The Harvard study is another example of the COVID-19 bandwagon research with low quality and weak or unsupported conclusions.  Worthy of scientific critique but nothing more.    


Note: Wow, the beating is coming fast and furious before one can say the words.  While my critique is about the general problems with the Harvard study, this one strikes directly at its data (https://news.sina.com.cn/w/2020-06-10/doc-iircuyvi7796205.shtml).  In essence, none of their data mean anything any more.  First, the increase in parked cars can be explained by when during the day the pictures were taken.  Second, there were constructions at the hospital(s) resulting in changed parking space.  Third, COVID-19 patients are unlikely going to some of the hospitals.  Fourth, if one checks baidu.com search in 2017 and 2018, he will find the same pattern/increase in those years.  By the logic of the Harvard study, COVID-19 started in 2017 or 2018?  If so, the whole Earth is infected already!  

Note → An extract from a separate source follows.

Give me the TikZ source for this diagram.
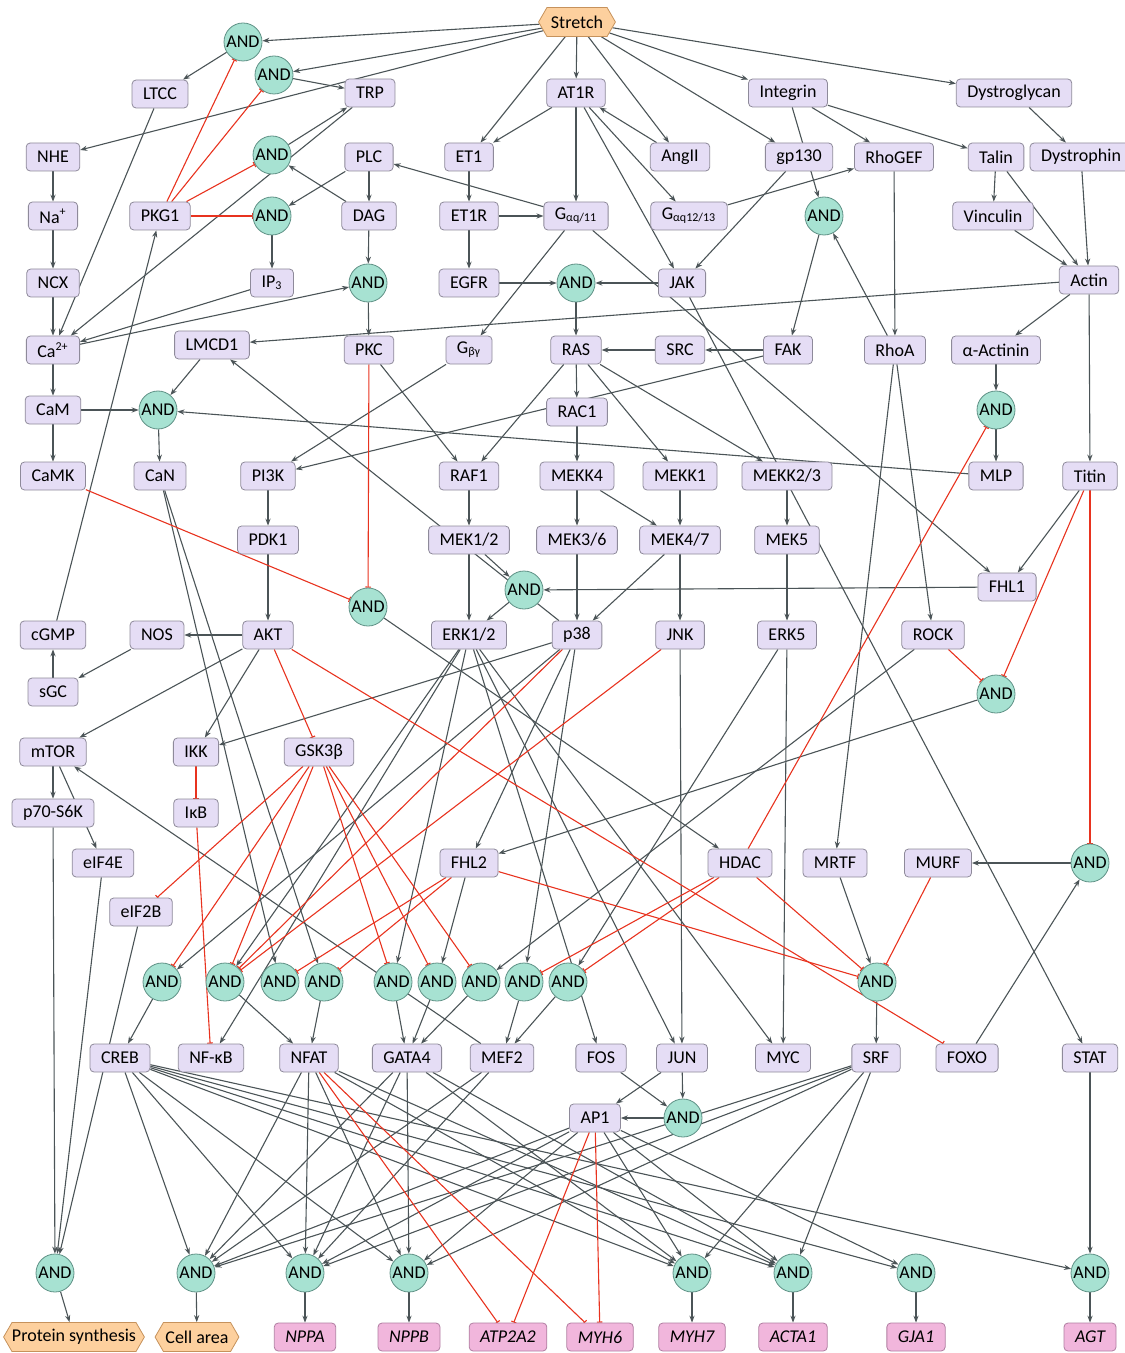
\documentclass[tikz,border=0pt]{standalone}
\usepackage{fontspec}
\setmainfont{Carlito}
\usetikzlibrary{arrows.meta,shapes.symbols}
\pgfdeclarelayer{edges}
\pgfsetlayers{edges,main}

\begin{document}
\begin{tikzpicture}[x=0.5pt, y=-0.5pt, font=\fontsize{9}{11}\selectfont,
    prot/.style={draw=boxBorder, fill=boxFill, rounded corners=2pt, minimum height=14pt, minimum width=21pt, inner xsep=5.5pt, inner ysep=0pt},
    gene/.style={prot, draw=geneBorder, fill=geneFill, font=\fontsize{9}{11}\selectfont\itshape},
    stim/.style={signal, signal to=east and west, signal pointer angle=120, draw=stimBorder, fill=stimFill, minimum height=14.5pt, inner xsep=2pt, inner ysep=0pt},
    gate/.style={circle, draw=gateBorder, fill=gateFill, minimum size=19pt, inner sep=0pt},
    act/.style={draw=edgeColour, line width=0.55pt, -{Stealth[length=3.5pt,width=2.6pt]}},
    inh/.style={draw=inhColour, line width=0.55pt, -{Bar[width=2.8pt]}}]

    \definecolor{boxFill}{HTML}{E5DDF5}
    \definecolor{boxBorder}{HTML}{8E8A9A}
    \definecolor{gateFill}{HTML}{A7E2D2}
    \definecolor{gateBorder}{HTML}{5F9186}
    \definecolor{stimFill}{HTML}{FDD09E}
    \definecolor{stimBorder}{HTML}{C6925C}
    \definecolor{geneFill}{HTML}{F1B6DC}
    \definecolor{geneBorder}{HTML}{B07EA1}
    \definecolor{edgeColour}{HTML}{4B5457}
    \definecolor{inhColour}{HTML}{E8331F}

    \useasboundingbox (0,0) rectangle (1124,1353);

    % Inputs and membrane level
    \node[stim] (stretch) at (577,22) {Stretch};
    \node[gate] (aLTCC) at (243,42) {AND};
    \node[gate] (aTRPa) at (274,75) {AND};
    \node[prot] (ltcc) at (160,94) {LTCC};
    \node[prot] (trp) at (370,93) {TRP};
    \node[prot] (at1r) at (576,93) {AT1R};
    \node[prot] (integrin) at (788,93) {Integrin};
    \node[prot] (dystroglycan) at (1014,93) {Dystroglycan};

    \node[prot] (nhe) at (53,157) {NHE};
    \node[gate] (aTRPb) at (272,155) {AND};
    \node[prot] (plc) at (369,157) {PLC};
    \node[prot] (et1) at (469,157) {ET1};
    \node[prot] (angII) at (680,157) {AngII};
    \node[prot] (gp130) at (799,157) {gp130};
    \node[prot] (rhogef) at (894,157) {RhoGEF};
    \node[prot] (talin) at (996,157) {Talin};
    \node[prot] (dystrophin) at (1081,157) {Dystrophin};

    \node[prot] (na) at (53,216) {Na\textsuperscript{+}};
    \node[prot] (pkg1) at (160,216) {PKG1};
    \node[gate] (aIP3) at (272,216) {AND};
    \node[prot] (dag) at (369,216) {DAG};
    \node[prot] (et1r) at (469,216) {ET1R};
    \node[prot] (gaq11) at (576,216) {G\textsubscript{αq/11}};
    \node[prot] (gaq1213) at (689,216) {G\textsubscript{αq12/13}};
    \node[gate] (aFAK) at (824,216) {AND};
    \node[prot] (vinculin) at (993,216) {Vinculin};

    \node[prot] (ncx) at (53,283) {NCX};
    \node[prot] (ip3) at (272,283) {IP\textsubscript{3}};
    \node[gate] (aPKC) at (368,283) {AND};
    \node[prot] (egfr) at (469,283) {EGFR};
    \node[gate] (aRAS) at (576,283) {AND};
    \node[prot] (jak) at (682,283) {JAK};
    \node[prot] (actin) at (1089,280) {Actin};

    % Second messengers and kinases
    \node[prot] (ca) at (53,350) {Ca\textsuperscript{2+}};
    \node[prot] (lmcd1) at (212,345) {LMCD1};
    \node[prot] (pkc) at (369,350) {PKC};
    \node[prot] (gbg) at (469,350) {G\textsubscript{βγ}};
    \node[prot] (ras) at (576,350) {RAS};
    \node[prot] (src) at (680,350) {SRC};
    \node[prot] (fak) at (788,350) {FAK};
    \node[prot] (rhoa) at (895,350) {RhoA};
    \node[prot] (aactinin) at (996,350) {α-Actinin};

    \node[prot] (cam) at (53,410) {CaM};
    \node[gate] (aCaN) at (158,410) {AND};
    \node[prot] (rac1) at (577,412) {RAC1};
    \node[gate] (aMLP) at (996,410) {AND};

    \node[prot] (camk) at (53,476) {CaMK};
    \node[prot] (can) at (160,476) {CaN};
    \node[prot] (pi3k) at (268,476) {PI3K};
    \node[prot] (raf1) at (469,476) {RAF1};
    \node[prot] (mekk4) at (577,476) {MEKK4};
    \node[prot] (mekk1) at (680,476) {MEKK1};
    \node[prot] (mekk23) at (787,476) {MEKK2/3};
    \node[prot] (mlp) at (996,476) {MLP};
    \node[prot] (titin) at (1090,476) {Titin};

    \node[prot] (pdk1) at (268,540) {PDK1};
    \node[prot] (mek12) at (469,540) {MEK1/2};
    \node[prot] (mek36) at (577,540) {MEK3/6};
    \node[prot] (mek47) at (680,540) {MEK4/7};
    \node[prot] (mek5) at (787,540) {MEK5};

    \node[gate] (aERK) at (524,590) {AND};
    \node[prot] (fhl1) at (1007,587) {FHL1};
    \node[gate] (aHDAC) at (368,607) {AND};

    \node[prot] (cgmp) at (53,635) {cGMP};
    \node[prot] (nos) at (157,635) {NOS};
    \node[prot] (akt) at (268,635) {AKT};
    \node[prot] (erk12) at (469,635) {ERK1/2};
    \node[prot] (p38) at (577,635) {p38};
    \node[prot] (jnk) at (680,635) {JNK};
    \node[prot] (erk5) at (787,635) {ERK5};
    \node[prot] (rock) at (933,635) {ROCK};

    \node[prot] (sgc) at (53,692) {sGC};
    \node[gate] (aFHL2) at (996,694) {AND};

    \node[prot] (mtor) at (53,752) {mTOR};
    \node[prot] (ikk) at (196,752) {IKK};
    \node[prot] (gsk3b) at (319,752) {GSK3β};
    \node[prot] (p70s6k) at (53,813) {p70-S6K};
    \node[prot] (ikb) at (196,813) {IκB};

    \node[prot] (eif4e) at (103,863) {eIF4E};
    \node[prot] (fhl2) at (469,863) {FHL2};
    \node[prot] (hdac) at (740,863) {HDAC};
    \node[prot] (mrtf) at (835,863) {MRTF};
    \node[prot] (murf) at (938,863) {MURF};
    \node[gate] (aMURF) at (1090,863) {AND};
    \node[prot] (eif2b) at (141,912) {eIF2B};

    % Row of gates above the transcription factors
    \foreach \n/\x in {1/162, 2/225, 3/280, 4/324, 5/393, 6/437, 7/481, 8/524, 9/568}
        \node[gate] (r\n) at (\x,982) {AND};
    \node[gate] (aSRF) at (877,982) {AND};

    % Transcription factors
    \node[prot] (creb) at (120,1058) {CREB};
    \node[prot] (nfkb) at (211,1058) {NF-κB};
    \node[prot] (nfat) at (309,1058) {NFAT};
    \node[prot] (gata4) at (407,1058) {GATA4};
    \node[prot] (mef2) at (502,1058) {MEF2};
    \node[prot] (fos) at (601,1058) {FOS};
    \node[prot] (jun) at (682,1058) {JUN};
    \node[prot] (myc) at (783,1058) {MYC};
    \node[prot] (srf) at (876,1058) {SRF};
    \node[prot] (foxo) at (967,1058) {FOXO};
    \node[prot] (stat) at (1090,1058) {STAT};
    \node[prot] (ap1) at (595,1118) {AP1};
    \node[gate] (aAP1) at (683,1118) {AND};

    % Outputs
    \foreach \n/\x in {1/55, 2/196, 3/305, 4/409, 5/692, 6/793, 7/916, 8/1090}
        \node[gate] (o\n) at (\x,1273) {AND};
    \node[stim, inner xsep=0pt] (protsyn) at (74,1337) {Protein synthesis};
    \node[stim, inner xsep=1pt] (cellarea) at (197,1337) {Cell area};
    \node[gene] (nppa) at (305,1337) {NPPA};
    \node[gene] (nppb) at (409,1337) {NPPB};
    \node[gene] (atp2a2) at (508,1337) {ATP2A2};
    \node[gene] (myh6) at (600,1337) {MYH6};
    \node[gene] (myh7) at (692,1337) {MYH7};
    \node[gene] (acta1) at (793,1337) {ACTA1};
    \node[gene] (gja1) at (916,1337) {GJA1};
    \node[gene] (agt) at (1090,1337) {AGT};

    \begin{pgfonlayer}{edges}
    % Activating links
    \foreach \a/\b in {stretch/aLTCC, stretch/aTRPa, stretch/nhe, stretch/at1r, stretch/et1,
        stretch/angII, stretch/gp130, stretch/integrin, stretch/dystroglycan,
        aLTCC/ltcc, aTRPa/trp, aTRPb/trp, ltcc/ca, trp/ca, nhe/na, na/ncx, ncx/ca, ip3/ca,
        ca/aPKC, plc/aIP3, plc/dag, dag/aTRPb, dag/aPKC, aIP3/ip3, aPKC/pkc,
        at1r/et1, angII/at1r, at1r/gaq11, at1r/jak, at1r/gaq1213, et1/et1r, et1r/gaq11,
        et1r/egfr, gaq11/plc, gaq11/gbg, gaq11/fhl1, egfr/aRAS, jak/aRAS, jak/stat,
        gp130/jak, gaq1213/rhogef, integrin/aFAK, integrin/rhogef, integrin/talin,
        dystroglycan/dystrophin, talin/vinculin, talin/actin, vinculin/actin,
        dystrophin/actin, rhogef/rhoa, rhoa/aFAK, aFAK/fak, fak/src, fak/pi3k, src/ras,
        aRAS/ras, actin/lmcd1, actin/aactinin, actin/titin, aactinin/aMLP, aMLP/mlp,
        mlp/aCaN, titin/fhl1, fhl1/aERK, ca/cam, cam/aCaN, cam/camk, lmcd1/aCaN,
        aCaN/can, cgmp/pkg1, gbg/pi3k, pkc/raf1, ras/rac1, ras/raf1, ras/mekk1,
        ras/mekk23, rac1/mekk4, pi3k/pdk1, pdk1/akt, raf1/mek12, mekk4/mek36,
        mekk4/mek47, mekk1/mek47, mekk23/mek5, mek12/erk12, mek12/aERK, aERK/erk12,
        p38/lmcd1, mek36/p38, mek47/p38, mek47/jnk, mek5/erk5}
        \draw[act] (\a) -- (\b);
    \foreach \a/\b in {akt/nos, nos/sgc, sgc/cgmp, akt/mtor, akt/ikk, p38/ikk,
        mtor/p70s6k, mtor/eif4e, rhoa/rock, rhoa/mrtf, aFHL2/fhl2, aHDAC/hdac,
        p38/r1, r1/creb, erk12/r2, r2/nfat, can/r3, can/r4, r4/nfat, erk12/r5, r5/gata4,
        fhl2/r6, r6/gata4, rock/r7, r7/gata4, p38/r8, r8/mef2, erk5/r9, r9/mef2,
        erk12/nfkb, erk12/fos, erk12/jun, erk12/myc, erk5/myc, jnk/jun, p38/fhl2,
        mef2/mtor, fos/aAP1, jun/aAP1, jun/ap1, aAP1/ap1, mrtf/aSRF, aSRF/srf,
        aMURF/murf, foxo/aMURF, stat/o8}
        \draw[act] (\a) -- (\b);
    % Transcription factors to gene programmes
    \foreach \a/\b in {p70s6k/o1, eif4e/o1, eif2b/o1,
        creb/o2, creb/o3, creb/o4, creb/o5, creb/o6, creb/o7, creb/o8,
        nfat/o2, nfat/o3, nfat/o4, nfat/o5, nfat/o6,
        gata4/o2, gata4/o3, gata4/o4, gata4/o5, gata4/o6,
        mef2/o2, mef2/o3, ap1/o2, ap1/o3, ap1/o4, ap1/o5, ap1/o6, ap1/o7,
        srf/o2, srf/o3, srf/o4, srf/o5, srf/o6,
        o1/protsyn, o2/cellarea, o3/nppa, o4/nppb, o5/myh7, o6/acta1, o7/gja1, o8/agt}
        \draw[act] (\a) -- (\b);

    % Inhibiting links
    \foreach \a/\b in {pkg1/aLTCC, pkg1/aTRPa, pkg1/aTRPb, pkg1/aIP3, pkc/aHDAC,
        camk/aHDAC, akt/gsk3b, akt/foxo, ikk/ikb, ikb/nfkb,
        gsk3b/eif2b, gsk3b/r1, gsk3b/r2, gsk3b/r5, gsk3b/r6, gsk3b/r7,
        p38/r2, jnk/r2, fhl2/r3, fhl2/r4, fhl2/aSRF, hdac/aMLP, hdac/r8, hdac/r9,
        hdac/aSRF, rock/aFHL2, titin/aFHL2, titin/aMURF, murf/aSRF,
        nfat/atp2a2, nfat/myh6, ap1/atp2a2, ap1/myh6}
        \draw[inh] (\a) -- (\b);
    \end{pgfonlayer}

\end{tikzpicture}
\end{document}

There is nothing special about this study.  Similar work about other diseases has been done.  The only reason it gets any media attention is because it fits the smear China mentality.  It didn't pass the smell test at first sight.  Now it won't pass any test.  This is what you get when you have dubious logic, shady data (pun intended), and no controls.  At this point, there is only one way this Harvard study can go, i.e., the way of the above Indian preprint: retraction.  But don't worry, WCEV will find another Harvard study later.